Being productive is all about preparation.
If you know what you need to do ahead of time, you will know exactly where to dive in as soon as you get started. On the flip-side, if you do not take the time to prepare, you will find yourself flustered and uncertain because you now have to think through whatever it is you need to do.
Having a great week does not start on Monday. It starts Sunday night. It begins with what you set in your mind you are going to do, before you actually set out to do it.
Here are a few ways to “get your mind right” for the week ahead:
1. Reflect on what you’ve already finished.
Your to-do list is, and will always be, fluid.
It moves as you move, and it stays put as you stay put. If you don’t get things done, they remain on the list. And if you are always getting things done, then your list will be a growing and expanding reflection of that process (which is the goal).
However, in order to know what is “next,” you need to take a moment to reflect on the status of where things currently are. Look through your to-do list from the week prior and see what you got done or didn’t get done — and then ask yourself why certain things got accomplished and others didn’t.
If something remains on your to-do list for weeks on end, you need to make a decision:
Either remove it entirely (clearly it’s not getting done) or push it all the way to the top and make it a priority to do that item before anything else.
Take the time to reflect, though.
It is immensely valuable over the long term.
2. Organize your to-do items based on category.
This is a tactic I’ve learned from Tony Robbins (although I’m sure many others use it as well).
Go through your to-do list and organize things by category or project, even separating between “Random Life Things” and “Work Things.”
The reason why it’s helpful to organize by category is two-fold:
First, it is far less overwhelming to look at a to-do list that is organized by category.
Looking at a long and random list of everything mixed together, you can feel how exhausting it would be to bounce between so many different types of tasks.
That’s what you want to avoid.
Instead, organize by category so that you can get in one frame of mind and work through everything in that specific category. You are far more efficient when you can remain in one frame of mind for a long period of time, rather than bouncing between different types of tasks.
Organize, and you’ll be more efficient.
3. Do what you can ahead of time.
The best example I have of this is meal preparation.
If you bring your lunch to work, or you pack your bag in the morning, why not do those things the night before?
Anything you can do ahead of time gives you more freedom the next day, and is one less thing you have to think about.
The reason why this is so valuable is that you have more head space to think about what is coming up next, instead of trying to remember all the things you have to do.
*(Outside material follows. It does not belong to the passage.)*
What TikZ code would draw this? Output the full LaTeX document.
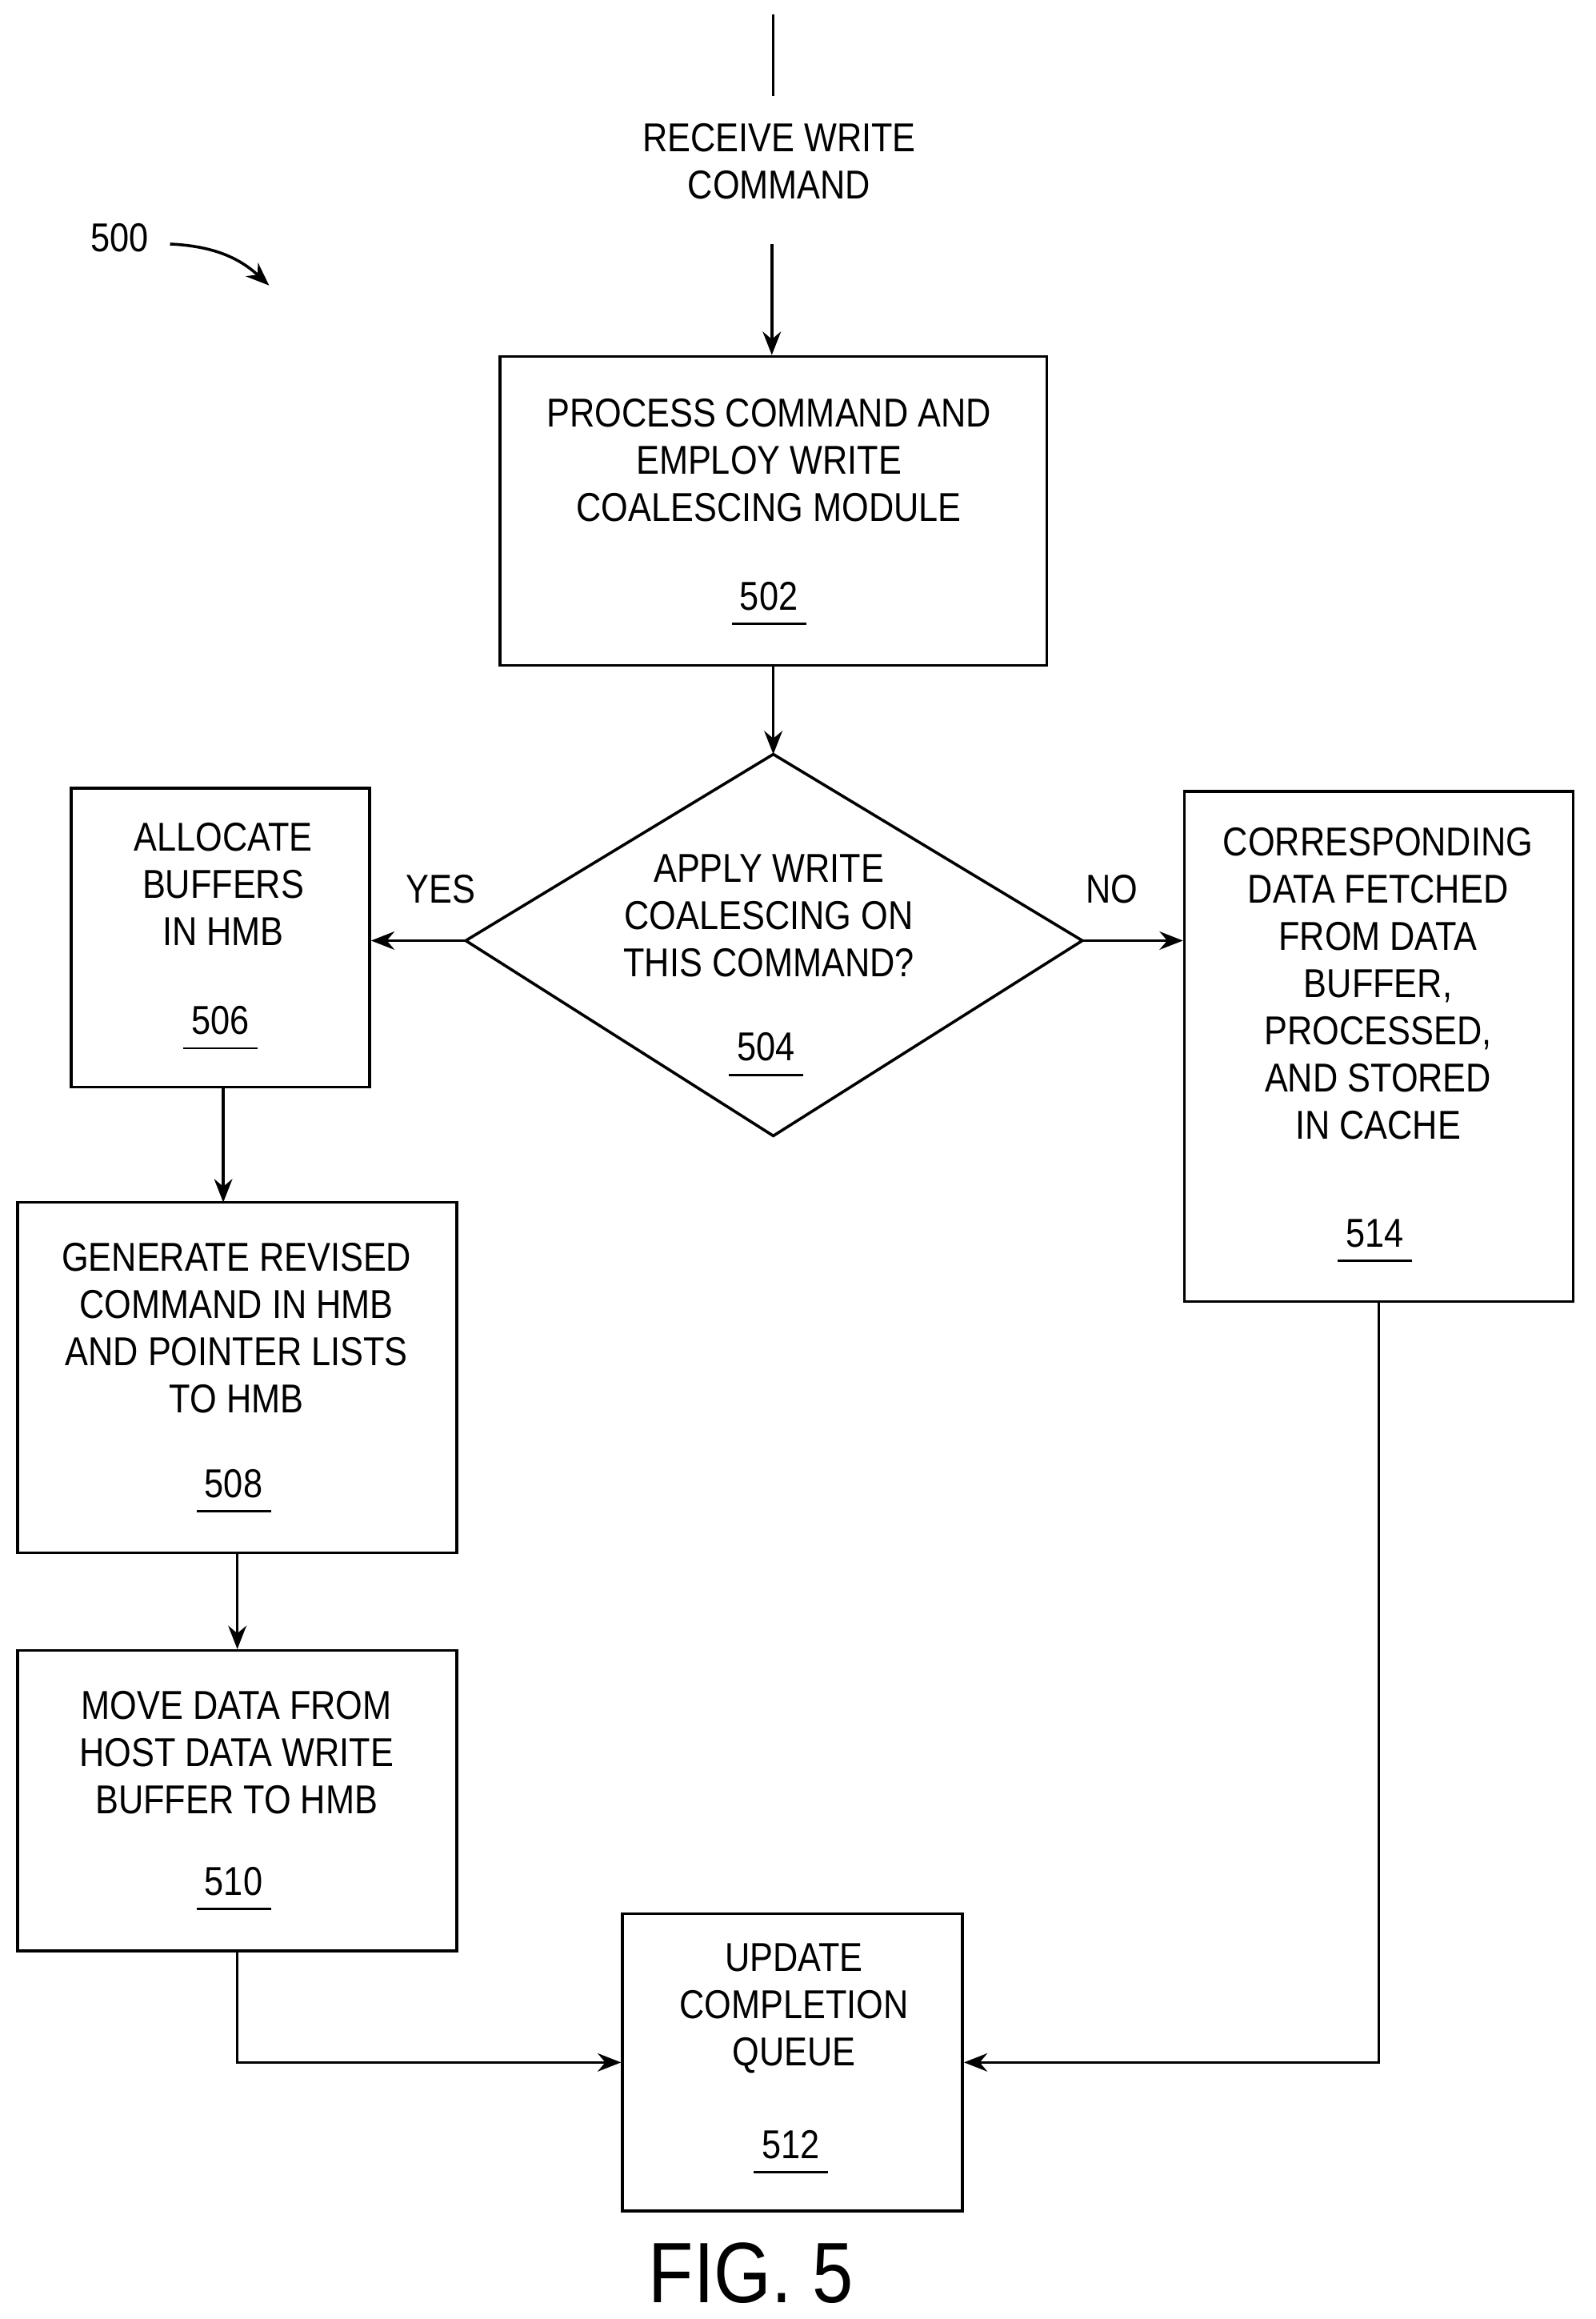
\documentclass[tikz,border=0pt]{standalone}
\usepackage{fontspec}
\setmainfont{Liberation Sans}[FakeStretch=0.86]
\usetikzlibrary{arrows.meta}
\begin{document}
\begin{tikzpicture}[x=0.02cm,y=-0.02cm,
  box/.style={draw,line width=1.1pt},
  txt/.style={align=center,font=\fontsize{15.5}{18.2}\selectfont,inner sep=0pt},
  num/.style={font=\fontsize{15.5}{18.2}\selectfont,inner sep=0pt},
  arr/.style={line width=1.1pt,-{Stealth[length=9pt,width=7pt]}},
  ln/.style={line width=1.1pt}]
\useasboundingbox (0,0) rectangle (1079,1568);
\newcommand{\numl}[3]{\node[num] (#1) at (#2) {#3};
  \draw[line width=0.9pt] ([xshift=-3pt,yshift=-5pt]#1.south west) -- ([xshift=3pt,yshift=-5pt]#1.south east);}
% start
\coordinate (s) at (523,10);
\coordinate (s2) at (523,65);
\draw[ln] (s) -- (s2);
\node[txt] (rw) at (527,109) {RECEIVE WRITE\\COMMAND};
\coordinate (a0) at (522,165);
% 502
\node[box,minimum width=7.4cm,minimum height=4.18cm] (b502) at (523,345.5) {};
\node[txt] (t502) at (520,311) {PROCESS COMMAND AND\\EMPLOY WRITE\\COALESCING MODULE};
\numl{n502}{520,403}{502}
\draw[arr] (a0) -- (b502.north -| a0);
% diamond
\coordinate (dt) at (523,510);
\coordinate (dl) at (315,636);
\coordinate (dr) at (732,636);
\coordinate (db) at (523,768);
\draw[ln] (dt) -- (dr) -- (db) -- (dl) -- cycle;
\node[txt] (t504) at (520,619) {APPLY WRITE\\COALESCING ON\\THIS COMMAND?};
\numl{n504}{518,708}{504}
\draw[arr] (b502.south -| dt) -- (dt);
% 506
\node[box,minimum width=4.04cm,minimum height=4.04cm] (b506) at (149,634) {};
\node[txt] (t506) at (151,598) {ALLOCATE\\BUFFERS\\IN HMB};
\numl{n506}{149,690}{506}
\draw[arr] (dl) -- (b506.east |- dl);
\node[txt] (yes) at (298,601) {YES};
% 514
\node[box,minimum width=5.26cm,minimum height=6.9cm] (b514) at (932.5,707.5) {};
\node[txt] (t514) at (932,665) {CORRESPONDING\\DATA FETCHED\\FROM DATA\\BUFFER,\\PROCESSED,\\AND STORED\\IN CACHE};
\numl{n514}{930,834}{514}
\draw[arr] (dr) -- (b514.west |- dr);
\node[txt] (no) at (752,601) {NO};
% 508
\node[box,minimum width=5.94cm,minimum height=4.74cm] (b508) at (160.5,931.5) {};
\node[txt] (t508) at (160,898) {GENERATE REVISED\\COMMAND IN HMB\\AND POINTER LISTS\\TO HMB};
\numl{n508}{158,1003}{508}
\draw[arr] (b506.south -| 151,0) -- (151,813);
% 510
\node[box,minimum width=5.94cm,minimum height=4.06cm] (b510) at (160.5,1217.5) {};
\node[txt] (t510) at (160,1185) {MOVE DATA FROM\\HOST DATA WRITE\\BUFFER TO HMB};
\numl{n510}{158,1272}{510}
\draw[arr] (b508.south) -- (b510.north);
% 512
\node[box,minimum width=4.6cm,minimum height=4.02cm] (b512) at (536,1394.5) {};
\node[txt] (t512) at (537,1358) {UPDATE\\COMPLETION\\QUEUE};
\numl{n512}{535,1450}{512}
\draw[arr] (b510.south) |- (b512.west);
\draw[arr] (b514.south) |- (b512.east);
% labels
\node[font=\fontsize{33}{38}\selectfont,inner sep=0pt] (fig) at (508,1537) {FIG. 5};
\node[num] (l500) at (81,161) {500};
\coordinate (c1) at (115,165);
\coordinate (c2) at (182,193);
\draw[arr] (c1) to[bend left=20] (c2);
\end{tikzpicture}
\end{document}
Mondays are always jam packed.
Anything you can get done now, you might as well.
4. Prioritize input, not output.
Sundays should be input days — not output days.
The start of every week is always output focused. You show up to the office, or to school, or even to your own desk to crank through work, and you are expected to be in output mode.
Knowing that’s around the bend, it is advantageous of you to spend as much of Sunday as possible in input mode. You want to be feeding your creativity and your soul so that come Monday morning you are ready to go. Think of a windup car. You pull it back, you pull it back, and then you let it rip.
That’s input. And more input leads to better output.
5. Take time to yourself.
And finally, the most important part of Sunday night should be the time you take solely for yourself.
Going back to this idea of input versus output, you need to quiet down and relax in order to sustain yourself throughout the week. One way to do this is to meditate. Another way is to read (a book, not social media), or even to just sit quietly with a cup of tea. Silence does wonders, and in our overly busy society it is a valuable asset we all too often forget. Take time to yourself and sit in silence.
If you can sit in silence even for just fifteen minutes, you will be amazed at how refreshed you feel.
And then go to sleep feeling ready for the week ahead.